To be clear, Family First opposes surrogacy in all its forms, even when it is sought by heterosexuals. It is inherently exploitative but we note the strongest push for law reform seems to come from same-sex marriage political activists.

In short: Greenwich is not just another independent MP. He is a cultural agent of change with an anti-family agenda. Families, not identity politics, should shape our future. We will resist any legislation or social movement that erases the role of mums or dads, the rights of children and the enduring importance of the family headed by a married, monogamous, heterosexual couple self-sacrificing for the good of their children and ultimately the wider society.

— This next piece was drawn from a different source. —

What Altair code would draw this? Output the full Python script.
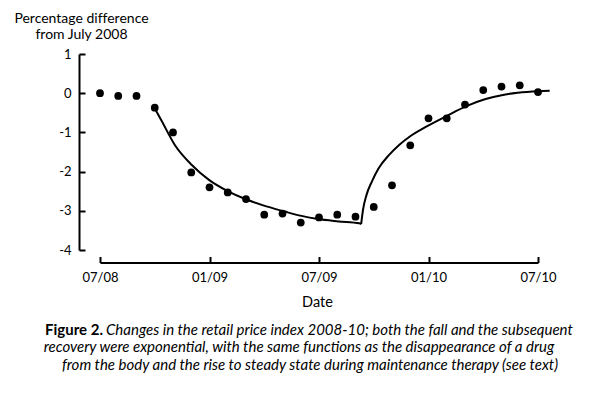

Alex Greenwich represents a vision of Australia where family, faith, and moral order are replaced by self-interest and social experimentation. Every policy he champions, from weakening parental rights to redefining marriage and undermining faith-based freedoms, chips away at the foundations required for a strong nation.

Family First stands for something very different. We believe in restoring the family as the cornerstone of Australian life, protecting children from ideological agendas, and defending the right of parents to raise their children in line with their values.

This political agenda must be challenged with political action. That is why Family First will be vigorously contesting the next NSW election.

It’s time to draw a line in the sand. To end this cultural decay and defend the family, vote Family First, the party that will always put faith, life, family, and freedom first.